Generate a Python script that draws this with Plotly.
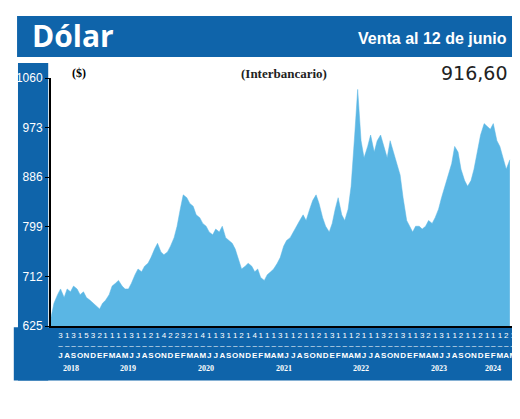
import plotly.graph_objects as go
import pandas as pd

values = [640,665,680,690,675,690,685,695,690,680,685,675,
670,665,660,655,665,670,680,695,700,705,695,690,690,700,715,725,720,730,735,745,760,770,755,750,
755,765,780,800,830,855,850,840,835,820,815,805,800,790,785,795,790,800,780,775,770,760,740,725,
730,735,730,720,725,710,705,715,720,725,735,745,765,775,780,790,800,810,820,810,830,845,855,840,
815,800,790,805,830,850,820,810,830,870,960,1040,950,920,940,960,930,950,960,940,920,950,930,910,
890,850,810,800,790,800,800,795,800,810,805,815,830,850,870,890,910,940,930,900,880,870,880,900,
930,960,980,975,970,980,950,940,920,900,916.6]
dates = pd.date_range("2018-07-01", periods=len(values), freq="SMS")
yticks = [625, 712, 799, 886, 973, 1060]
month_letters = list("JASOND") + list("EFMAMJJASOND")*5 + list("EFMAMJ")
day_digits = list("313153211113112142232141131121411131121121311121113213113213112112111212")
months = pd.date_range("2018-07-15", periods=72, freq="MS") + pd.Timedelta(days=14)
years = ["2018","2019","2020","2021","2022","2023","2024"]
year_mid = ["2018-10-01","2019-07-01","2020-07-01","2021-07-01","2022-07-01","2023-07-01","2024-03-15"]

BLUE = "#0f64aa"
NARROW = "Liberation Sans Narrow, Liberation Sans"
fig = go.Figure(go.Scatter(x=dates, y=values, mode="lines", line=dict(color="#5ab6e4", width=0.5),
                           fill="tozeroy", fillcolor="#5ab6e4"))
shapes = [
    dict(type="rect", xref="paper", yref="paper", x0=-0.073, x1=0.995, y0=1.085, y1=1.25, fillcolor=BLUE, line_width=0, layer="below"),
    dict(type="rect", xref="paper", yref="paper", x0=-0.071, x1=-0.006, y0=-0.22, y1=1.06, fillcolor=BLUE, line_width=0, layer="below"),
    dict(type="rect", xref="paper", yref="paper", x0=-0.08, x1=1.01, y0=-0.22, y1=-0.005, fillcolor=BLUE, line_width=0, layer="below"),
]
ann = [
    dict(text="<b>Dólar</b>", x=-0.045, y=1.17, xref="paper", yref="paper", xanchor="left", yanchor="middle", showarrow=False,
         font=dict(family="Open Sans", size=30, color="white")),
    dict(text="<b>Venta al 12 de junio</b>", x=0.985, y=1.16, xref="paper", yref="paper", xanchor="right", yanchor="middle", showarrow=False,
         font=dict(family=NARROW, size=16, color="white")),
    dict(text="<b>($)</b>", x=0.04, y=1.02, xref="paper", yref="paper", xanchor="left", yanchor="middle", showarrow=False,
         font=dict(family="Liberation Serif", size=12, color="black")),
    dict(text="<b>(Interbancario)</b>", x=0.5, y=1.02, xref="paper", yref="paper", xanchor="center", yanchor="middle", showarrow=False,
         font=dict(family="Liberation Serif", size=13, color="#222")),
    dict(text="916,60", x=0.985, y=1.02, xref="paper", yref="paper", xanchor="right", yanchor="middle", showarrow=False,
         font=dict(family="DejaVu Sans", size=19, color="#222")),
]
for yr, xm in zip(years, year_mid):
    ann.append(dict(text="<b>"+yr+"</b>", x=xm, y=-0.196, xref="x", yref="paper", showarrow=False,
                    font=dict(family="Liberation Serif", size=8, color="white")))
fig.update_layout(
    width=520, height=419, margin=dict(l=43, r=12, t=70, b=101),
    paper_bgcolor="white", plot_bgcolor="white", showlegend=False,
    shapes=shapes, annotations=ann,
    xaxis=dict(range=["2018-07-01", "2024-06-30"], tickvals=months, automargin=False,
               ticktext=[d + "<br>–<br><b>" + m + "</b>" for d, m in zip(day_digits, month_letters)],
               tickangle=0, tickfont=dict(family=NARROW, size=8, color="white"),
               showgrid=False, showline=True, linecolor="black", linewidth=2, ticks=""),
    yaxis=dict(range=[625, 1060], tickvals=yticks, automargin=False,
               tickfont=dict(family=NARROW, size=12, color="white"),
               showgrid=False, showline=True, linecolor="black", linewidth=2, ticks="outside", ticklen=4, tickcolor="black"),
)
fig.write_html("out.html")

---*---

YOUR GOAL: The lines from the top of the data above through the one holding "import pandas as pd" are to be repeated exactly, and only those, with no pictures.

RESPONSE:
Generate a Python script that draws this with Plotly.
import plotly.graph_objects as go
import pandas as pd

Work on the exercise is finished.